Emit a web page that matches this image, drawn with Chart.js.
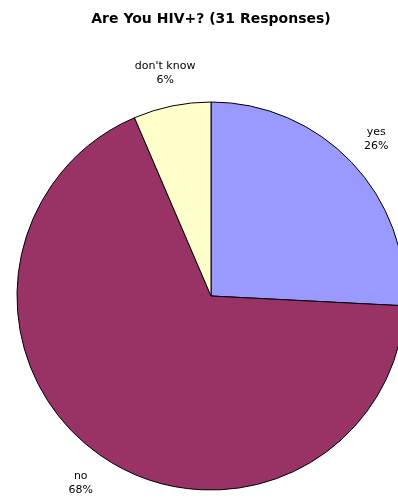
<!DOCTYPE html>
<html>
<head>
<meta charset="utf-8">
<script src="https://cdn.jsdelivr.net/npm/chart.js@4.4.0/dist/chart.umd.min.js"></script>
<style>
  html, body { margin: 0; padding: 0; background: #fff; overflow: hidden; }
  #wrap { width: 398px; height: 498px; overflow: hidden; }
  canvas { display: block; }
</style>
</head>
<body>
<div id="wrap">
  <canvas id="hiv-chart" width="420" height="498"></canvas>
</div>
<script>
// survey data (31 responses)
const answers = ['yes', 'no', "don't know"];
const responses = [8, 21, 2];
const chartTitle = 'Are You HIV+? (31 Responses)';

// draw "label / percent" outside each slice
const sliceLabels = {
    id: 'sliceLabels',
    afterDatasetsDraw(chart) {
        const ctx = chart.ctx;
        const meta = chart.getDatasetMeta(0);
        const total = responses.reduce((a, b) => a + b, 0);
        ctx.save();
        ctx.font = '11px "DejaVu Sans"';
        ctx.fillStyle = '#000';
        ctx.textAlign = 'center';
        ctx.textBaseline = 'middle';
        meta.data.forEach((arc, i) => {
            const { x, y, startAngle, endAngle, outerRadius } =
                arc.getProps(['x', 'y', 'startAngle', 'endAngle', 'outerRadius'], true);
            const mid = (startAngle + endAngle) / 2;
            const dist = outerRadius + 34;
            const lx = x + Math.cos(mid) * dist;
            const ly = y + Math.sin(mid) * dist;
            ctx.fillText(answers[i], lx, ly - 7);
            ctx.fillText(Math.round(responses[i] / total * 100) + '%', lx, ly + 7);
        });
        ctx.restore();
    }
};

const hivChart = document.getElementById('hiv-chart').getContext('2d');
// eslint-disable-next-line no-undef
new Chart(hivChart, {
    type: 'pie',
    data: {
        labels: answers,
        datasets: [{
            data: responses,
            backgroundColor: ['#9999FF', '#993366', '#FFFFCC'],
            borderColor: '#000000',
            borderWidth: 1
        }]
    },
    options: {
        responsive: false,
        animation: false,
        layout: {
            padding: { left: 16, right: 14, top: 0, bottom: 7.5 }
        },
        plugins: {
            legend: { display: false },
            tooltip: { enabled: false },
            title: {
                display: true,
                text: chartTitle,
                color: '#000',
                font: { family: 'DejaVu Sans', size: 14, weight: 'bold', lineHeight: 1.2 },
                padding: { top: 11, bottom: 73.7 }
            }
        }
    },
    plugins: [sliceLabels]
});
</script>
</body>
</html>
# # # # #
→ **Stated goal**:
Exclude the images and reproduce the remaining data exactly.

→ **Result of this exercise**:
Emit a web page that matches this image, drawn with Chart.js.
<!DOCTYPE html>
<html>
<head>
<meta charset="utf-8">
<script src="https://cdn.jsdelivr.net/npm/chart.js@4.4.0/dist/chart.umd.min.js"></script>
<style>
  html, body { margin: 0; padding: 0; background: #fff; overflow: hidden; }
  #wrap { width: 398px; height: 498px; overflow: hidden; }
  canvas { display: block; }
</style>
</head>
<body>
<div id="wrap">
  <canvas id="hiv-chart" width="420" height="498"></canvas>
</div>
<script>
// survey data (31 responses)
const answers = ['yes', 'no', "don't know"];
const responses = [8, 21, 2];
const chartTitle = 'Are You HIV+? (31 Responses)';

// draw "label / percent" outside each slice
const sliceLabels = {
    id: 'sliceLabels',
    afterDatasetsDraw(chart) {
        const ctx = chart.ctx;
        const meta = chart.getDatasetMeta(0);
        const total = responses.reduce((a, b) => a + b, 0);
        ctx.save();
        ctx.font = '11px "DejaVu Sans"';
        ctx.fillStyle = '#000';
        ctx.textAlign = 'center';
        ctx.textBaseline = 'middle';
        meta.data.forEach((arc, i) => {
            const { x, y, startAngle, endAngle, outerRadius } =
                arc.getProps(['x', 'y', 'startAngle', 'endAngle', 'outerRadius'], true);
            const mid = (startAngle + endAngle) / 2;
            const dist = outerRadius + 34;
            const lx = x + Math.cos(mid) * dist;
            const ly = y + Math.sin(mid) * dist;
            ctx.fillText(answers[i], lx, ly - 7);
            ctx.fillText(Math.round(responses[i] / total * 100) + '%', lx, ly + 7);
        });
        ctx.restore();
    }
};

const hivChart = document.getElementById('hiv-chart').getContext('2d');
// eslint-disable-next-line no-undef
new Chart(hivChart, {
    type: 'pie',
    data: {
        labels: answers,
        datasets: [{
            data: responses,
            backgroundColor: ['#9999FF', '#993366', '#FFFFCC'],
            borderColor: '#000000',
            borderWidth: 1
        }]
    },
    options: {
        responsive: false,
        animation: false,
        layout: {
            padding: { left: 16, right: 14, top: 0, bottom: 7.5 }
        },
        plugins: {
            legend: { display: false },
            tooltip: { enabled: false },
            title: {
                display: true,
                text: chartTitle,
                color: '#000',
                font: { family: 'DejaVu Sans', size: 14, weight: 'bold', lineHeight: 1.2 },
                padding: { top: 11, bottom: 73.7 }
            }
        }
    },
    plugins: [sliceLabels]
});
</script>
</body>
</html>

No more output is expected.